Collected data:
────────────────
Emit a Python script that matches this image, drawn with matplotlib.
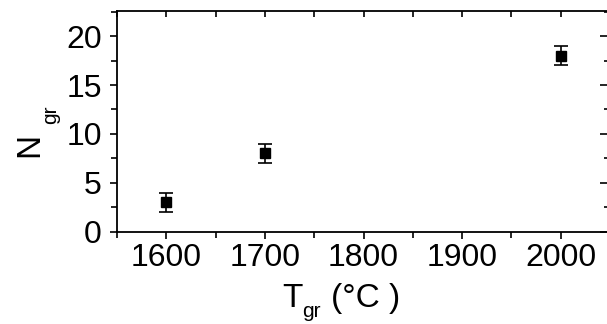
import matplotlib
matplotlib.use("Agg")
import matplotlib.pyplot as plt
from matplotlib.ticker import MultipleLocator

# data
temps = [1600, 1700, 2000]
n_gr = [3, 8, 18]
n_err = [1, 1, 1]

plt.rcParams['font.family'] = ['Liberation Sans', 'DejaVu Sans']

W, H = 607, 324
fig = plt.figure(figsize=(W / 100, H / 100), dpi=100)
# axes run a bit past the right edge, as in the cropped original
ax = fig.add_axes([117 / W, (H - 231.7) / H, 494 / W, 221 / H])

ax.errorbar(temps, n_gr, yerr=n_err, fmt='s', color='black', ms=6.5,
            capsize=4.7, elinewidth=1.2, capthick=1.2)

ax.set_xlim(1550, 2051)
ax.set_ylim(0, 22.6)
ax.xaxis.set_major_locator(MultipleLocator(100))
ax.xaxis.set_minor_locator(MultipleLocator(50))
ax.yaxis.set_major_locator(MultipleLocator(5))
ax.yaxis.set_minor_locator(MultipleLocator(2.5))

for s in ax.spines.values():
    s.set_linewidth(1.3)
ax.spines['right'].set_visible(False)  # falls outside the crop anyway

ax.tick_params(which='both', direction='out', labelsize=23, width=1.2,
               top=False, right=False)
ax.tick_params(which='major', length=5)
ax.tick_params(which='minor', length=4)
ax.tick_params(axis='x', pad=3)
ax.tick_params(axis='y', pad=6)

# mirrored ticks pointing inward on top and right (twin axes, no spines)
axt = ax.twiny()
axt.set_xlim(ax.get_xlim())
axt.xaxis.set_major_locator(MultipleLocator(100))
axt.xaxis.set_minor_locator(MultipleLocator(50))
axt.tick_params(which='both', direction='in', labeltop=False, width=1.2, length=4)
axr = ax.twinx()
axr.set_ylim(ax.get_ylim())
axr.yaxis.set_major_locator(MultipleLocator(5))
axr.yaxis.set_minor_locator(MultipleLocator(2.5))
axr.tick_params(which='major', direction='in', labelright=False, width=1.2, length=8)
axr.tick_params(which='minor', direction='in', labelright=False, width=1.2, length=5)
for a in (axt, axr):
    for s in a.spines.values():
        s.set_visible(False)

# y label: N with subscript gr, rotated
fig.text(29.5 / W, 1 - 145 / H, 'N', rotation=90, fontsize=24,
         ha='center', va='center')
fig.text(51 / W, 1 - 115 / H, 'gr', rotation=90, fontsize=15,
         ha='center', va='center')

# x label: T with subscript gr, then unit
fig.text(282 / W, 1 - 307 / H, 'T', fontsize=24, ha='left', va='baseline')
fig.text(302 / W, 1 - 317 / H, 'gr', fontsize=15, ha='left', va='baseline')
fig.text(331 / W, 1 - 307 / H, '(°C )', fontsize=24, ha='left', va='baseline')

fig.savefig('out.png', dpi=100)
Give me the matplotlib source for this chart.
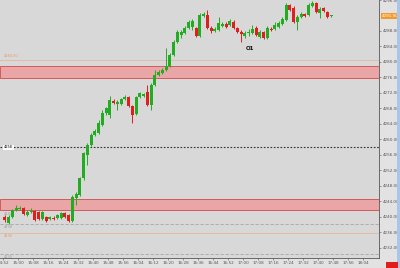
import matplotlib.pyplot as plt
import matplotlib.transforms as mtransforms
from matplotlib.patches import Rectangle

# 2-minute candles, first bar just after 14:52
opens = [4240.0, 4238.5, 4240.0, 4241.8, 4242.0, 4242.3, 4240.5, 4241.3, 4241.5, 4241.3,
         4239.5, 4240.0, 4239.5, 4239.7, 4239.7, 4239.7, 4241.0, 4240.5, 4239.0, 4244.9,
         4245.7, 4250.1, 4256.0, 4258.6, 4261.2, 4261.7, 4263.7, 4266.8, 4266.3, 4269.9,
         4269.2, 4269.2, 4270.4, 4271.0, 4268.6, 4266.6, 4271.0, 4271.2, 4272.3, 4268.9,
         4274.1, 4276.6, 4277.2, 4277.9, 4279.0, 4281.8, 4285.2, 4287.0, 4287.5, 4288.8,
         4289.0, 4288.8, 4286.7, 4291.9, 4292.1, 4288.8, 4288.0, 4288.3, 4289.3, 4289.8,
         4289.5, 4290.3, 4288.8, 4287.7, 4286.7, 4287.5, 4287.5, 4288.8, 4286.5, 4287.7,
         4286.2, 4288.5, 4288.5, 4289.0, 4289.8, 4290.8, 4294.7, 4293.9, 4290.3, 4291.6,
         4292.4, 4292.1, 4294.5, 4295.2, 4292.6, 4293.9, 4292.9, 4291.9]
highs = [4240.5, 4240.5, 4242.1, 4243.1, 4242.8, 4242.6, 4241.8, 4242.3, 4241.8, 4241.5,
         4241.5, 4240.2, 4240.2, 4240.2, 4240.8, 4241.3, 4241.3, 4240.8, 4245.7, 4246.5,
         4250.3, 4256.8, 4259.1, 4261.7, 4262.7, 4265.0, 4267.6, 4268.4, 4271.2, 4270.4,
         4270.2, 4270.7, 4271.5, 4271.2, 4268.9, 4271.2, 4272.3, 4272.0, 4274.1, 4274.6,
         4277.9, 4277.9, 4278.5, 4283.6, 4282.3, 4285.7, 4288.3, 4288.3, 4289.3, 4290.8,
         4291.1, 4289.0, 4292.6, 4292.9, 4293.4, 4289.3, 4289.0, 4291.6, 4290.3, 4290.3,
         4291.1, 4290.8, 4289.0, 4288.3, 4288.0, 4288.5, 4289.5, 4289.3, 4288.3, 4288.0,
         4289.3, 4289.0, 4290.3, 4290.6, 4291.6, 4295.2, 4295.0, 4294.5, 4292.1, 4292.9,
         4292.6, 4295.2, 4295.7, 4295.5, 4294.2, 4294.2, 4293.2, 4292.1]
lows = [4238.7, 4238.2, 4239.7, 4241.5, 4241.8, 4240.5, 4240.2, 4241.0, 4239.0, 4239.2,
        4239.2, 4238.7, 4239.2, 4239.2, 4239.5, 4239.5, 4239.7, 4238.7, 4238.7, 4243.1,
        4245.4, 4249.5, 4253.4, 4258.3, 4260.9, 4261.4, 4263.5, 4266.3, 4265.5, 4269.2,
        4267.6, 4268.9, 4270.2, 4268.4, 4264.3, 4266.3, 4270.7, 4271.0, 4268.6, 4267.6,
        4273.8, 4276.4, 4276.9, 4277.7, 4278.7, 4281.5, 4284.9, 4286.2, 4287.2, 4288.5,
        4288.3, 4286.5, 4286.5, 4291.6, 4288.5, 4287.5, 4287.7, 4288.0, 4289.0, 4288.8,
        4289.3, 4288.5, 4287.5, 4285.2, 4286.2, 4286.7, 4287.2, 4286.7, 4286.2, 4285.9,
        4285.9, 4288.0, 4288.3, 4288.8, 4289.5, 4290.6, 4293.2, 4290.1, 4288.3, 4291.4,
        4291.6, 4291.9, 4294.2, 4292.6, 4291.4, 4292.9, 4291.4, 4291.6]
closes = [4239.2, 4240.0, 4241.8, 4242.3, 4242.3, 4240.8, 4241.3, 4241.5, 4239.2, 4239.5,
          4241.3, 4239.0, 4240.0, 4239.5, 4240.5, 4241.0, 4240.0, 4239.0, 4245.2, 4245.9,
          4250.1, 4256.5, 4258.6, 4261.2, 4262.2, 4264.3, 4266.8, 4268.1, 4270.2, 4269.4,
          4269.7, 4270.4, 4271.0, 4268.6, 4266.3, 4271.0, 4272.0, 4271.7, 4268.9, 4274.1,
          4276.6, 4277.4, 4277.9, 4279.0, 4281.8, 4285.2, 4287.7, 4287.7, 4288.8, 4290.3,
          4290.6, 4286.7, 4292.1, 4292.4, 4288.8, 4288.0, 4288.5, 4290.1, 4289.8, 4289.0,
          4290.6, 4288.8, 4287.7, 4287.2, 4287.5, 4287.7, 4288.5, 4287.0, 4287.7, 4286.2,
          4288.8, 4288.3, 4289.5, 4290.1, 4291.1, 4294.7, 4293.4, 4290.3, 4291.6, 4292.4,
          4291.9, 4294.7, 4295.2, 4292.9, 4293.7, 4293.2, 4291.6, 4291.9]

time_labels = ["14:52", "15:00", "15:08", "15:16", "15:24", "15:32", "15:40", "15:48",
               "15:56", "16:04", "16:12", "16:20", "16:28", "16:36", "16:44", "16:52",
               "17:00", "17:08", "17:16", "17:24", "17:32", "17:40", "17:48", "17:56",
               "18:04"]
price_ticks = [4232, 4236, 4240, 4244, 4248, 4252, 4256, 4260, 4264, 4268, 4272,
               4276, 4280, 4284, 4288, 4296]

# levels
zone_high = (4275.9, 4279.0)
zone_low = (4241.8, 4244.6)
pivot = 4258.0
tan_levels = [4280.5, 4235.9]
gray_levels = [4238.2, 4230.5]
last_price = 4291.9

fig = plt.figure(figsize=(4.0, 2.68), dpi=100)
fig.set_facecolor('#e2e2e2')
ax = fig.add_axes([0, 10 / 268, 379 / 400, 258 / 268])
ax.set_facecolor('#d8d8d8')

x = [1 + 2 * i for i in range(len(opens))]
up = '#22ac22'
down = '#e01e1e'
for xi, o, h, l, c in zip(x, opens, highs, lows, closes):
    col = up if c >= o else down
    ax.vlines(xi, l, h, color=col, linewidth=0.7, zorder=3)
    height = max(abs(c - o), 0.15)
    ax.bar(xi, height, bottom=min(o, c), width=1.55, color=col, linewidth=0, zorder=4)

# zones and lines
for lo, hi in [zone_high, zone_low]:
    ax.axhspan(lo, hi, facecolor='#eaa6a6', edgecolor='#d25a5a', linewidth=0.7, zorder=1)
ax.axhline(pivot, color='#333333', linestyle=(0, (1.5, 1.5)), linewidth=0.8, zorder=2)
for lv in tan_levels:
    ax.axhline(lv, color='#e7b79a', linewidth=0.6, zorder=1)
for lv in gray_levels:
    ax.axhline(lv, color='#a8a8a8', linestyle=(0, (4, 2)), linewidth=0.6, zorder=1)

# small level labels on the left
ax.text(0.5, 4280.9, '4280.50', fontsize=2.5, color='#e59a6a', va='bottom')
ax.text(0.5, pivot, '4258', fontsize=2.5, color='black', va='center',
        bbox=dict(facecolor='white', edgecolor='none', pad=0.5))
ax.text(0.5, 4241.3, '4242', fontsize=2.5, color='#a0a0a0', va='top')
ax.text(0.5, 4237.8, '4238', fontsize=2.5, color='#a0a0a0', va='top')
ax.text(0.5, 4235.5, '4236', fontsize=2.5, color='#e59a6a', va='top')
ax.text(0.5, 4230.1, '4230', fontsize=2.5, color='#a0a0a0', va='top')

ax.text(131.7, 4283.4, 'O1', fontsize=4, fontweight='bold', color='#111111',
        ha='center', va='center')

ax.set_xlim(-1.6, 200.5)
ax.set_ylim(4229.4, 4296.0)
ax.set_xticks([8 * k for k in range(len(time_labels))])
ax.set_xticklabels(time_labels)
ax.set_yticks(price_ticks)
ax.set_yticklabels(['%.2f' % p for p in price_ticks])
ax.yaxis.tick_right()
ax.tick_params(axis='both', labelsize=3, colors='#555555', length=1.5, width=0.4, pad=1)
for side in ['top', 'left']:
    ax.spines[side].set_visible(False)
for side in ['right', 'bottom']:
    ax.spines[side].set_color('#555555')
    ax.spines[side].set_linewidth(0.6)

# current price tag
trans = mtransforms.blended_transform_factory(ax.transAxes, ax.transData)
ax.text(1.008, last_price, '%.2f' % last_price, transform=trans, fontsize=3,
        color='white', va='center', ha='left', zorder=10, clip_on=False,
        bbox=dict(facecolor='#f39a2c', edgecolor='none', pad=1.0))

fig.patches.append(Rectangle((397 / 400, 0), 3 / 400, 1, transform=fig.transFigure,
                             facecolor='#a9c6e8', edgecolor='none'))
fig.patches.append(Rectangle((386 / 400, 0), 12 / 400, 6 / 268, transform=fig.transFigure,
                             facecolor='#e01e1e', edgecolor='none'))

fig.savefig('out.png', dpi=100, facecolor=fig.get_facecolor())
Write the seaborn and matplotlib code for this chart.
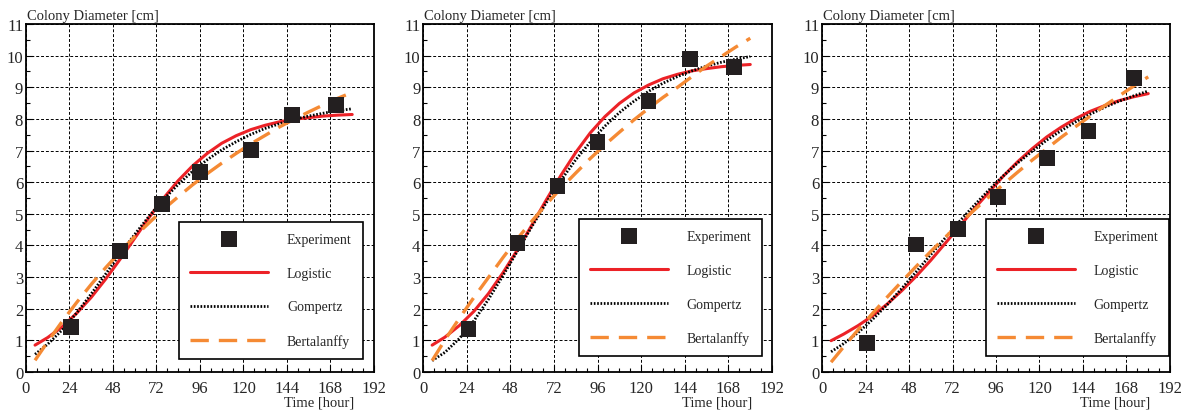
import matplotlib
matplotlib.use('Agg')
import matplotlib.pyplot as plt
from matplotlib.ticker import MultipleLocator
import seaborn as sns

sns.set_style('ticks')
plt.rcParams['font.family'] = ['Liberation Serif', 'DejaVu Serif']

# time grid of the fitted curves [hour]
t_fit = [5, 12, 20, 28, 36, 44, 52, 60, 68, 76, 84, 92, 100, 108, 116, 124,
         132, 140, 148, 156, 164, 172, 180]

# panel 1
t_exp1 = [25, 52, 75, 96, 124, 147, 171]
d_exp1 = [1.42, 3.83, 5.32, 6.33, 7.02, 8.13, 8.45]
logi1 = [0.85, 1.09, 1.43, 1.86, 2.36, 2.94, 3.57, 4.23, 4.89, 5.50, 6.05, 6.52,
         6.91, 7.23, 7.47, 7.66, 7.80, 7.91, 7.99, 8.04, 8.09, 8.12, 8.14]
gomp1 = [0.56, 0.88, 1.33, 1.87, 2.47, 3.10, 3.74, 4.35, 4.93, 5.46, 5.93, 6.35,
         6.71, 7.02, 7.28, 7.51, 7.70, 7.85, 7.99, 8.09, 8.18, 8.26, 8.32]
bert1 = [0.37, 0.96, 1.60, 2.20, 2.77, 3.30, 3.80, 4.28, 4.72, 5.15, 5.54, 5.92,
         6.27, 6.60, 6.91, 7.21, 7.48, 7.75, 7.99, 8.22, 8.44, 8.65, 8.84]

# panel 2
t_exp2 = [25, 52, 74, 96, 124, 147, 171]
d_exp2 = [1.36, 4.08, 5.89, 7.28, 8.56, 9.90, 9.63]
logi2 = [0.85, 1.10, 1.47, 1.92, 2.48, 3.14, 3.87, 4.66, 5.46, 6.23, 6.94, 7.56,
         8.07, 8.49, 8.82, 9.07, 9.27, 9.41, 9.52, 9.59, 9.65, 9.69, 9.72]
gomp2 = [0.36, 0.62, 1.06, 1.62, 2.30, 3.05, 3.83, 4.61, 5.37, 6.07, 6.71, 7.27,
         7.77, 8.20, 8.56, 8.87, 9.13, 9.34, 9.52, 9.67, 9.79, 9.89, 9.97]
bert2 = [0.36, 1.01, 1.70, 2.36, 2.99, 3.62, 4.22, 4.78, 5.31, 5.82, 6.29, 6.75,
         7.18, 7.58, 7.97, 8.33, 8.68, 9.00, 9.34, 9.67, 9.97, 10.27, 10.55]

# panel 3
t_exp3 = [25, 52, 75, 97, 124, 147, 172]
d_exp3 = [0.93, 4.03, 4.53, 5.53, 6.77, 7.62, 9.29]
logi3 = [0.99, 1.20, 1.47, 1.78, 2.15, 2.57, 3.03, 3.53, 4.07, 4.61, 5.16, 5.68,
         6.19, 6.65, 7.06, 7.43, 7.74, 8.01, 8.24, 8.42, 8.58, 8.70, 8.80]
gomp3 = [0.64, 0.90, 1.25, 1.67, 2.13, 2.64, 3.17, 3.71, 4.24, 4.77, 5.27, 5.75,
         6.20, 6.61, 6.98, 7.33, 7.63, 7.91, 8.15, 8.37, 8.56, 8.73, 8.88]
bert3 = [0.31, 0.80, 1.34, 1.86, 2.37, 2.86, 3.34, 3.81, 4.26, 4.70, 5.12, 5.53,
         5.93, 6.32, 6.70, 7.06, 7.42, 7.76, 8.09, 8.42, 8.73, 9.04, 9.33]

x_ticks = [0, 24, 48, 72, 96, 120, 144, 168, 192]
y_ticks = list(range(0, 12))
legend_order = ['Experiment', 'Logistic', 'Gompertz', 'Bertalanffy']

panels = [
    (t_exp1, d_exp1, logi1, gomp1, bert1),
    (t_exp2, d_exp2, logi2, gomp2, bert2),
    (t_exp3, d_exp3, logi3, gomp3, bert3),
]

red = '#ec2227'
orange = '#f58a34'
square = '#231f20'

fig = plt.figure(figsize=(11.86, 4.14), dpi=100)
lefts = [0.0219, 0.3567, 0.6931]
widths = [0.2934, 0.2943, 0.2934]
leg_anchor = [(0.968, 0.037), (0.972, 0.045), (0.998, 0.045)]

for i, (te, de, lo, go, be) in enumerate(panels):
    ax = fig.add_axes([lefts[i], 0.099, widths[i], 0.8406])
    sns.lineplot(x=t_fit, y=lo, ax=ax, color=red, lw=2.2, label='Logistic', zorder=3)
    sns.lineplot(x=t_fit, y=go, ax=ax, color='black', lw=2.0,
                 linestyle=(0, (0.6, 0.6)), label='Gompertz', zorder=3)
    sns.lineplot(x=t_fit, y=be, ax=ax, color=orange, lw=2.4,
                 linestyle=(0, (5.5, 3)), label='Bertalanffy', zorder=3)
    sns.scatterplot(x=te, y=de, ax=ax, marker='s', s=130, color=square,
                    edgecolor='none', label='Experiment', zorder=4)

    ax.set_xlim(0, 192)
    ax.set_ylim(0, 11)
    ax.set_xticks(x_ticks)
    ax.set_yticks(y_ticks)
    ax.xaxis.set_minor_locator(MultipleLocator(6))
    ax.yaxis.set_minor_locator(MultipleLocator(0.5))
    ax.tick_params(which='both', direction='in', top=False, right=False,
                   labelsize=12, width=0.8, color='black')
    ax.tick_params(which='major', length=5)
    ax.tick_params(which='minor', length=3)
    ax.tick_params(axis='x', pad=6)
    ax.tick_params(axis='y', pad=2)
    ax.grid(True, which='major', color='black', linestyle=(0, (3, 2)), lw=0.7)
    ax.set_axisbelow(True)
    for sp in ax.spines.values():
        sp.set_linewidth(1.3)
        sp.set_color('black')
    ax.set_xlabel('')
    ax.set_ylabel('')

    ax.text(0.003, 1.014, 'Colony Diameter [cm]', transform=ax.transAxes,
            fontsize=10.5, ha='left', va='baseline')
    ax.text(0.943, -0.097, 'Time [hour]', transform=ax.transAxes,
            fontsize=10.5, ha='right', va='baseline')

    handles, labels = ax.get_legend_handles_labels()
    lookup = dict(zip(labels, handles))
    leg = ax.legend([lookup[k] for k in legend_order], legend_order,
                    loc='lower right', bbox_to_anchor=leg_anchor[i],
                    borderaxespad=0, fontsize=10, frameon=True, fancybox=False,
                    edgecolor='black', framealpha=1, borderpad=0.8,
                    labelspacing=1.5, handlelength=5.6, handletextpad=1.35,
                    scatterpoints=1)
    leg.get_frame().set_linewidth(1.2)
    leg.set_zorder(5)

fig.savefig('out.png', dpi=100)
────────────────
— WHAT YOU SHOULD DO —
Do not include pictures. Give again exactly the lines starting at the one with "Give me the matplotlib source for this chart." and ending at the one with "from matplotlib.patches import Rectangle", both included.

— REPLY —
Give me the matplotlib source for this chart.
import matplotlib.pyplot as plt
import matplotlib.transforms as mtransforms
from matplotlib.patches import Rectangle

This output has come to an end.